His academic subject is Romanticism, but away from the ivory tower he is something of a romantic idiot. He has an uncanny knack for choosing the wrong mate, for which he pays a high price. (Bellow himself had five wives, so he knew whereof he spoke.) Herzog is an upscale schlemiel. His particular neuroses attract managerial women, in whose manipulative hands he is too-trusting putty.

The plot revolves around custody issues surrounding Herzog's young daughter from his first wife, Daisy, as well as the anguish arising from being cuckolded by his second wife, Madeleine, with his best friend, Valentine. Herzog's erotic, marital and paternal life is further complicated by the ever more pressing claims on his heart by Ramona, a lush and brainy marriage-minded European businesswoman with high-culture yearnings.

The crisis provokes in Moses a kind of ambulatory nervous breakdown, sparking bizarre behaviour, as well as intense intellectual and nostalgic introspection that forms the novel's scaffolding.

Careening between mental acuity and emotional disarray, Herzog embarks on a series of compulsively dashed-off -- but never sent -- notes and letters to public figures, pop stars, writers living and dead, ordinary and renowned (not to mention God, with whom he argues from time to time in the Abrahamic tradition). They are passionate missives of rebuttal and self-pity, query and anguish, hope and judgmentalism. These trepverter -- a Yiddish word meaning "retorts that came too late, when you were already on your way down the stairs" -- are the Jewish ironist's substitute for violent action.
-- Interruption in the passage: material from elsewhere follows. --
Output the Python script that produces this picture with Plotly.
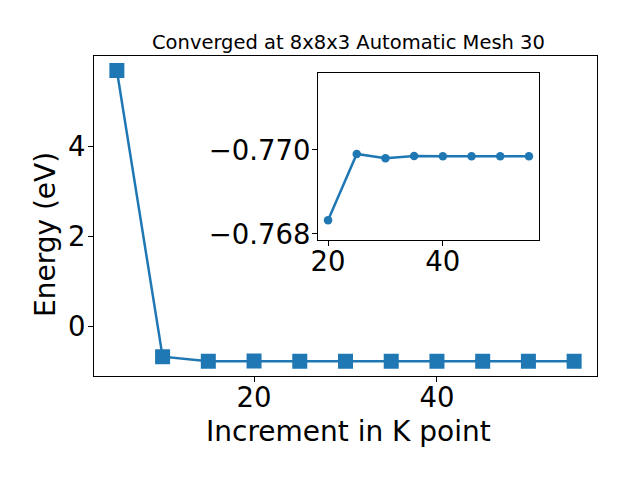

His style in these letters is ... Bellovian: intellectual and colloquial at the same time, dense with unpretentiously tossed off scholarly allusion (de Tocqueville, Dewey, Heidegger, Barth, Sombart, Nietzsche, Buber, Pound, Eliot, Valery, Hobbes, Ruskin, Pope, Dryden, to name but a sample), and pregnant with the vitality of Chicago's vulgar streets. They're Jewishly comic letters: The ironic disparity between their enormous erudition and the nullity of their effect outside Herzog's mind recalls the sweet ineptitude of the Wise Men of Chelm.

In these letters Herzog is attempting to articulate guidelines for a meaningful life in an era and society that have repudiated ancient wisdom and traditional sources of values. His intellect, his knowledge, and his sprawling 800-page in-progress treatise on Romanticism cannot help him. His great bursting heart (in Yiddish, Herz-zug means "Heart, speak") clamours for moral direction.

Although essentially an urbanite, Herzog spends a good deal of his time -- alone, brooding and writing his fevered letters -- at the rambling old country house in Ludeyville, Massachusetts he and Madeleine thought would be their love nest.

Here, as the novel winds down, emotionally wrung out after some near-disastrous initiatives involving physical jeopardy to his daughter and himself, Herzog finds surcease from his suffering and philosophical closure. In a final letter to God, he says, "How my mind has struggled to make coherent sense. I have not been too good at it. But have desired to do your unknowable will, taking it, and you, without symbols." He is hopeful at the end, and persuasively so.

Feeling writers make us weep;

With those who think, we laugh;

Bellow's books o'er boundaries leap--

Like coffee cream, they're half and half.